New Method To Detect and Prove GPL Violations
qwerty writes "A paper to be presented at the upcoming academic conference Automated Software Engineering describes a new method to detect code theft and could be used to detect GPL violations in particular. While the co-called birthmarking method is demonstrated for Java, it is general enough to work for other languages as well. The API Benchmark observes the interaction between an application and (dynamic) libraries that are part of the runtime system. This captures the observable behavior of the program and cannot be easily foiled using code obfuscation techniques, as shown in the paper (PDF). Once such a birthmark is captured, it can be searched for in other programs. By capturing the birthmarks from popular open-source frameworks, GPL-violating applications could be identified."
I used to be a research assistent, and at university, we used this technique to see if students copied their assignments. They could rename variables, move pieces of text, change comments all the way they liked, but the execution profile stayed the same. We caught a lot of students, and they never figured out how we did it.
lets just set the code free. lets not chase it down the street to make sure it stays free, just let it go as it will.
What is the false positive rate for this method? What if two programs just happen to do the same thing and the authors happened to choose similar ways to do it. Would this method conclude that one originated with the other? It's not a copyright violation because neither is a derivative work of the other.
Also, it occurs to me that this method would probably not be as useful as expected for detecting GPL violations. It would think it would only be effective for checking where you have source code available, or at the very least enough symbol table information to make comparisons, which you are not likely to have if somebody is violating the GPL because that implies no source code anyways (and almost certainly no symbol table information for the binary).
File under 'M' for 'Manic ranting'
An identical library call signature for a nontrivial part of the execution could be produced by a clean-room analysis or even independent development of an equivalent component.
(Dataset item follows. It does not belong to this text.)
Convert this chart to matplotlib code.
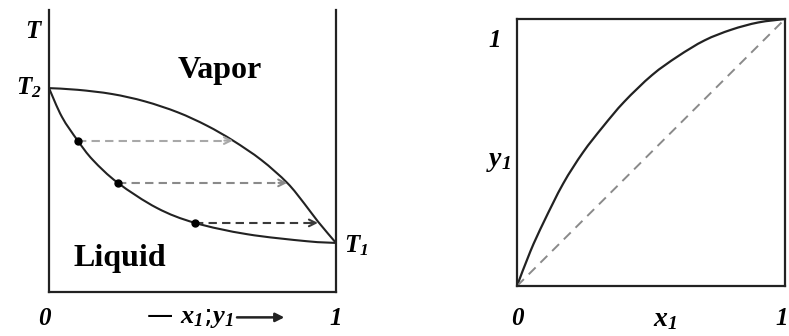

Neither of these is a GPL violation.
This is not to say that the technique wouldn't be useful for hunting down GPL violations. But a positive is not difinitive by itself.
Meanwhile code obfuscation (even automatically generated obfuscation) could easily modify at least the timing, if not the order, of such calls.
Nevertheless this is a powerful tool: An hunk of GPL code that hasn't had its flow obfuscated systematically (even code that HAS been obfuscated but not systematically) will have large swaths of code that trips the detector. And it doesn't require reverse engineering until after the alarm goes off.
Good job, guys.
Bantam Dominique roosters crow a four-note song. Once you've heard it as "Happy BIRTHday" you can't NOT hear it that way
GGA! The GNU Genuine Advantage program!
Karma cannot be described by words alone.
Pitchfork? ... Check ... Check ... Check ... Check ... Check
Torch?
Map of Corporate Castle locations?
FSF Lawyers programmed to be speed dialed in emergencies?
Desire to burn the non-believers?
Okay, I'm ready! What IRC Channel are we meeting in?
load "$",8,1
I looked through the paper, and it is cool stuff. But I couldn't see where it supposed the system would work well for other languages, and I wonder if it really would be so good.
Java has a very large standard library that is always dynamically linked, and hence can easily be instrumented as the technique requires. C allows static linking which would make such hooking much more difficult. Additionally Java executes in a very standard environment due to the Virtual Machine, where as other languages may have varying ABIs type sizes and other properties that could add significant noise to the birthmark.
That said, system calls are always hookable and reasonably standard, so maybe this technique could be applied successfully there for malware detection or similar?
-- Mike
This is very cool and potentially useful. By itself, it wouldn't be enough to force compliance or win a violation suit, it could well be enough to meet the threshold for filing a suit and forcing source code analysis in discovery. Really, it is a great tool to have to ensure that open source license terms are respected by removing the "code anonymity" inherent in a binary.
The Tao of math: The numbers you can count are not the real numbers.
A couple years ago, a manager outsourced some programming work to India. When I reviewed their work, I was impressed, but the code was inconsistent (quality, indent style, variable names, etc). I figured maybe parts were written by a new programmer. A couple days later, I accidentally discovered that a lot of the code (the part that impressed me) had been copied from a GPL program. I alerted my manager, but he didn't care. I alerted the outsource company, they didn't care. I alerted our legal department, and they seemed to care a lot.
Long story short, the manager got fired and I replaced him. We ended up using the original GPL software with some modifications (which were contributed back).
I have released code under BSD license (as well as GPL, ZLib/LibPNG/, Boost, public domain and proprietary, and probably a few others).
The LEAST of my concern in releasing ANY open source is some childish popularity contest.
The only valid reason for me has always been the hope of getting something in return. In the case of BSD, this return is usually "applications that work better". Without the BSD TCP-stack, Windows would probably be worse quality, how would that have benefitted anybody except the anti-Microsoft zealot?
Slashdot social media options: AIM, ICQ, Yahoo, Jabber and Mobile Text. Why no MySpace?